Whether he is worthy, on the playing front, of being the most expensive British player of all time, however, is a different matter. He has bags of the adjectives beginning with the letter “P” that Alan Hansen loves so much (pace, power, etc) and, at twenty-two years old, he has plenty of time to hone the aspects of his game that still require brushing up upon. The question marks that hang over Carroll, however, have more to do with his extra-curricular activities. This is how the charge sheet reads at present:

  • September 2007; Sent home from the England u-19s squad for breaking a curfew.
  • September 2008: Cautioned for assaulting a woman.
  • January 2009: Supposedly got into a training ground fight with Charles N’zogbia over a late tackle.
  • December 2009: Arrest for glassing someone outside a nightclub.
  • March 2010: Reportedly involved in a fight with Stephen Taylor, resulting in a broken jaw for Taylor.
  • October 2010: Charged with assualting his ex-girlfriend. Given bail if he moved in with Kevin Nolan. Charges later dropped.
  • December 2010: Injured after falling off a chair in a casino whilst on a “mid-season break”.

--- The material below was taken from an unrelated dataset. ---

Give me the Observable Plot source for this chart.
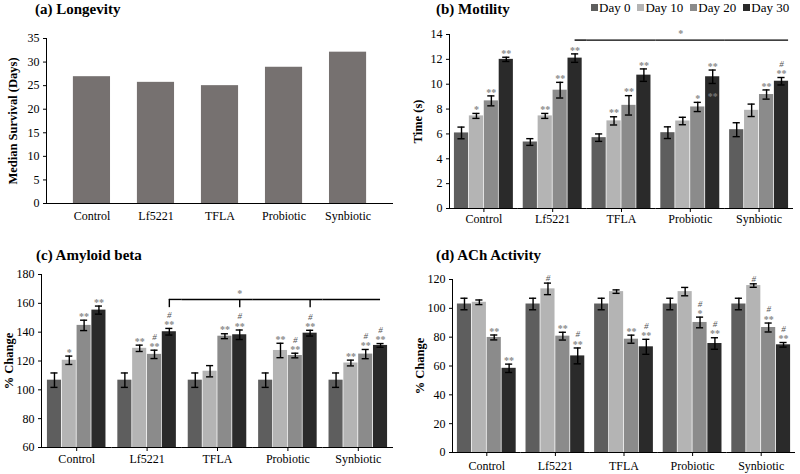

It’s a troubling list, and some have sought comparisons between Carroll’s behaviour and that most troubled of former players, Paul Gascoigne. It’s too early to read much into such a simplistic comparison, but the twin demons of fighting and alcohol are recurrent themes in Carroll’s recent past already and the question of whether he can mend his ways with a move to Liverpool is a valid one. The north-west of England has more than its fair share of night spots, and perhaps what needs to be drummed into this player is that the price that Liverpool have paid for him carries responsibilities. Carroll’s agents were stating earlier this evening that his wages are due to increase from £27,000 per week to £80,000 per week with this transfer, so he will be a little cheaper to keep on a contractual basis than Torres, but there seems to be a better case to be made against him being a panacea for Liverpool’s difficulties than in favour We shall see.

All of this was played out against a media backdrop of breathless hysteria, with reporters stationed outside the training grounds and offices of clubs and the sky apparently jammed solid with helicopters ferrying players from one end of the country to the other for medicals and contract negotiations. There was no time for dead air, with any gaps in the conversation being filled by rumours being sent in from all corners of the country. It was hypnotic, fascinating, absurd and obscene in roughly equal measures, but the questions that may prove to be the most pertinent of all in the long term – Where is all of this money coming from? How do you integrate new players into a squad that has been together for six months at such a critical point in the season? – remained largely unaddressed for most of the day.

Such matters tend to be placed firmly on the back-burner when the apparently altogether more important matter of football clubs throwing their weight around is on the agenda. Indeed, today felt like a day upon which football suffered something approaching a collective nervous breakdown. A sense of hysteria has hung thick in the air, and the question of whether players, managers, anybody can live up to the hype that days like today bring with them. The deadline is at 11.00pm tonight, and nothing is confirmed until the signatures are on the paper. At that point, there’s a feint chance that the Premier League can get to football. Thank God there are only two transfer days per year.